For law students and 2020 graduates, another notable difference between 2008 and 2020 is the law school admission process for prospective law students. In the years leading up to the 2008 economic crisis, it was widely believed that it was best to go to the best law school one could, take on as much debt as one needed, and figure out the rest. This led to an unfortunate majority of early-aughts law grads spending the last decade mired in high levels of student debt.

The prospective lawyer of 2020 is generally more savvy and nimble—playing one school's financial aid offer against another, negotiating for top scholarship dollar, weighing cost-of-living differences, and opting for a degree from a second-tier school with a big scholarship offer over a full-price degree from a top law program. Moreover, many law schools have increased financial aid as a result of the Great Recession. Increased financial literacy and awareness may help law students and young lawyers better navigate this crisis and have greater flexibility in geographic location, pay, benefits and type of employer to successfully navigate the current recession.

None of this is to say that the current economic crisis will not have a significant impact on young lawyers' or law students' careers, or that weathering this period will be easy. It's also early to predict how deeply the legal industry will be hit. However, there are some lessons that young lawyers and law students may want to consider in how their analogues responded to and moved on from the 2008 economic crisis.

There is opportunity in crises, which tend to reward individuals who can be flexible and creative. A career in Big Law practicing in a specialty area hit hard by the economic crisis may be exceedingly difficult over the coming years, demonstrating that while a degree of specialization is important, there is value to developing a well-rounded skill set as a young lawyer. It can help to be flexible as to the type of firm or area of law in which to practice and develop that skill set. For example, this crisis will likely result in years of disputes and insolvency proceedings that can be a path for a young lawyer or law student. That said, these are some obvious areas of near-term growth that many attorneys will likely be flocking to, so young lawyers can also try to be on the lookout for other potential growth opportunities in areas such as cyber (as a remote workforce becomes longer term) or biotech. Further, if the investigations launched by the enforcement agency for the last recession's relief program are any guide, there will be plenty of work relating to fraud and abuse in connection with various stimulus funds that have been doled out. And even if your ideal practice area is hard hit at the moment, keep looking out for those opportunities while developing your overall skill set.

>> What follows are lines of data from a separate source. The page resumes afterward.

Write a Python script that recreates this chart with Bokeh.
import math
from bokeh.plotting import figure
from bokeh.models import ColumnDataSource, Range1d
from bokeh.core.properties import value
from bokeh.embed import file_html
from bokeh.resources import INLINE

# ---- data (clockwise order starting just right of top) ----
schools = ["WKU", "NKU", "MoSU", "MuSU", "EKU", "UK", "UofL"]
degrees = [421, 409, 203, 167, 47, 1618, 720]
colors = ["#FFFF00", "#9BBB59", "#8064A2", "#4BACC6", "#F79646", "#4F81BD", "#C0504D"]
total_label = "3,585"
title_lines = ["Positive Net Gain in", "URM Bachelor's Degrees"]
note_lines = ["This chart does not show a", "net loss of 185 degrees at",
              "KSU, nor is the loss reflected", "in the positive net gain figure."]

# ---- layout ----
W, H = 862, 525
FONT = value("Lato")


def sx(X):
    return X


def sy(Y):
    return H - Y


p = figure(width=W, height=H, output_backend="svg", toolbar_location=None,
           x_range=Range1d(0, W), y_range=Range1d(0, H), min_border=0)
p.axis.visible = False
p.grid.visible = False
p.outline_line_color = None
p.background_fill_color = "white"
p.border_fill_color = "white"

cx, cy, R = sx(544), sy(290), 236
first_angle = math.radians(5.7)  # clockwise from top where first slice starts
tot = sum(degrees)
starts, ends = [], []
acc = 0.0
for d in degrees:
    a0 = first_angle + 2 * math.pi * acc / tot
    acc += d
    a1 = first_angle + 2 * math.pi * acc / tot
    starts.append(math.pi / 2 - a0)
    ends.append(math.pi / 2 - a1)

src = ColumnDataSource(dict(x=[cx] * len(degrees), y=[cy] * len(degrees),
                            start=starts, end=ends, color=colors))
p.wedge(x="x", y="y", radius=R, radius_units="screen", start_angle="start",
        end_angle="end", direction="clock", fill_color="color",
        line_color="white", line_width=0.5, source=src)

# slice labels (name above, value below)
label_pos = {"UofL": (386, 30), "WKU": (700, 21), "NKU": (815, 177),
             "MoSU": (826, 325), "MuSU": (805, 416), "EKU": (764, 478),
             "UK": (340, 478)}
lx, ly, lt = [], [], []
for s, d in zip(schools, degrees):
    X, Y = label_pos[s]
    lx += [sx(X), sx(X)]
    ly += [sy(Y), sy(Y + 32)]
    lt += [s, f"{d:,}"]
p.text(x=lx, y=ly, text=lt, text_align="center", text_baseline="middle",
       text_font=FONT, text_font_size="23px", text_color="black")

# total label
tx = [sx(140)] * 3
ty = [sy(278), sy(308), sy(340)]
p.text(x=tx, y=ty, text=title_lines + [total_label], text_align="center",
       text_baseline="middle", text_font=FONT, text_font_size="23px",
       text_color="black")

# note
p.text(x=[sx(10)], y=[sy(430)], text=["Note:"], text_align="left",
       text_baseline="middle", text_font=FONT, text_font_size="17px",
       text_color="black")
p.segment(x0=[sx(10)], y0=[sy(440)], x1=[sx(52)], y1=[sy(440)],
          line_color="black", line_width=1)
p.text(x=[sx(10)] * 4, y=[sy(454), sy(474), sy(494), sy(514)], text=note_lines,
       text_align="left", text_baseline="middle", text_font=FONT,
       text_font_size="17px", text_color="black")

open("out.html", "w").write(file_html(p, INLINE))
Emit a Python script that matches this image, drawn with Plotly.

Young lawyers and law students generally also have a level of technological skill and expertise that far exceeds the average practicing lawyer, providing an advantage and creative opportunities where social distancing may limit more traditional methods of networking and collaboration, such as establishing networking groups of remote attorneys with similar interests or leading team building via video or social media. Young lawyers and law students should also take advantage of the boom in available information over the last decade, as mentioned, to vet firms and other potential employers for the strength of their position and response to the crisis. And consider speaking to lawyers who are 10 to 12 years out, many of whom have succeeded in firm and non-firm, attorney and non-attorney career paths over the last decade despite early setbacks. This time, we are truly all in this together.

The views expressed here are personal to the authors and do not represent the opinions of their employers.